◆ Task to carry out ◆
Reproduce all the material exactly, minus any pictures it holds.

-*-*-

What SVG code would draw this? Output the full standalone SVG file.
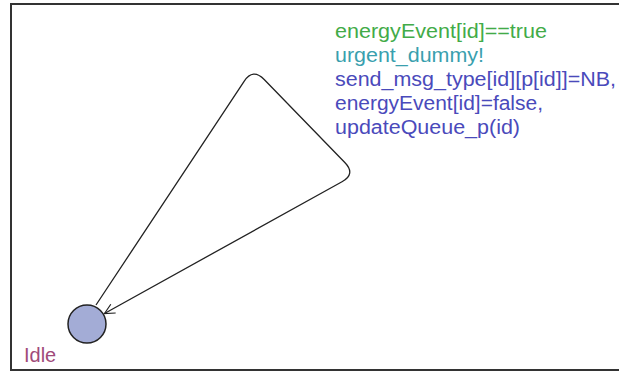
<svg xmlns="http://www.w3.org/2000/svg" width="619" height="372" viewBox="0 0 619 372">
  <defs>
    <marker id="arrow" viewBox="0 0 12 12" refX="11" refY="6" markerWidth="12" markerHeight="12" markerUnits="userSpaceOnUse" orient="auto">
      <polyline points="1,1 11,6 1,11" fill="none" stroke="#222" stroke-width="1.2"/>
    </marker>
  </defs>
  <style>
    .frame { fill: none; stroke: #333; stroke-width: 2; }
    .edge { fill: none; stroke: #222; stroke-width: 1.3; }
    .loc { fill: #a3acd6; stroke: #222; stroke-width: 1.5; }
    .lbl { font-family: "Liberation Sans", Arial, sans-serif; font-size: 20px; }
    .guard { fill: #42ab48; }
    .sync { fill: #3a9fae; }
    .assign { fill: #4a4abb; }
    .name { fill: #a04a7a; }
  </style>
  <rect width="619" height="372" fill="#fff"/>
  <!-- template frame (open on the right) -->
  <polyline class="frame" points="625,4 11,4 11,370 625,370"/>

  <g id="connectors">
    <path class="edge" marker-end="url(#arrow)"
          d="M96,305 L244.1,81.3 Q253,68 264.2,79.5 L344.8,162.5 Q356,174 342,181.7 L104.5,313.5"/>
    <g id="edge-labels">
      <text class="lbl guard" x="335" y="38" textLength="212" lengthAdjust="spacingAndGlyphs">energyEvent[id]==true</text>
      <text class="lbl sync" x="335" y="62" textLength="149" lengthAdjust="spacingAndGlyphs">urgent_dummy!</text>
      <text class="lbl assign" x="335" y="86" textLength="281" lengthAdjust="spacingAndGlyphs">send_msg_type[id][p[id]]=NB,</text>
      <text class="lbl assign" x="335" y="110" textLength="208" lengthAdjust="spacingAndGlyphs">energyEvent[id]=false,</text>
      <text class="lbl assign" x="335" y="134" textLength="185" lengthAdjust="spacingAndGlyphs">updateQueue_p(id)</text>
    </g>
  </g>

  <g id="Idle">
    <circle class="loc" cx="87" cy="324" r="19"/>
    <text class="lbl name" x="24" y="362">Idle</text>
  </g>
</svg>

-*-*-

◆ Exercise result ◆
What SVG code would draw this? Output the full standalone SVG file.
<svg xmlns="http://www.w3.org/2000/svg" width="619" height="372" viewBox="0 0 619 372">
  <defs>
    <marker id="arrow" viewBox="0 0 12 12" refX="11" refY="6" markerWidth="12" markerHeight="12" markerUnits="userSpaceOnUse" orient="auto">
      <polyline points="1,1 11,6 1,11" fill="none" stroke="#222" stroke-width="1.2"/>
    </marker>
  </defs>
  <style>
    .frame { fill: none; stroke: #333; stroke-width: 2; }
    .edge { fill: none; stroke: #222; stroke-width: 1.3; }
    .loc { fill: #a3acd6; stroke: #222; stroke-width: 1.5; }
    .lbl { font-family: "Liberation Sans", Arial, sans-serif; font-size: 20px; }
    .guard { fill: #42ab48; }
    .sync { fill: #3a9fae; }
    .assign { fill: #4a4abb; }
    .name { fill: #a04a7a; }
  </style>
  <rect width="619" height="372" fill="#fff"/>
  <!-- template frame (open on the right) -->
  <polyline class="frame" points="625,4 11,4 11,370 625,370"/>

  <g id="connectors">
    <path class="edge" marker-end="url(#arrow)"
          d="M96,305 L244.1,81.3 Q253,68 264.2,79.5 L344.8,162.5 Q356,174 342,181.7 L104.5,313.5"/>
    <g id="edge-labels">
      <text class="lbl guard" x="335" y="38" textLength="212" lengthAdjust="spacingAndGlyphs">energyEvent[id]==true</text>
      <text class="lbl sync" x="335" y="62" textLength="149" lengthAdjust="spacingAndGlyphs">urgent_dummy!</text>
      <text class="lbl assign" x="335" y="86" textLength="281" lengthAdjust="spacingAndGlyphs">send_msg_type[id][p[id]]=NB,</text>
      <text class="lbl assign" x="335" y="110" textLength="208" lengthAdjust="spacingAndGlyphs">energyEvent[id]=false,</text>
      <text class="lbl assign" x="335" y="134" textLength="185" lengthAdjust="spacingAndGlyphs">updateQueue_p(id)</text>
    </g>
  </g>

  <g id="Idle">
    <circle class="loc" cx="87" cy="324" r="19"/>
    <text class="lbl name" x="24" y="362">Idle</text>
  </g>
</svg>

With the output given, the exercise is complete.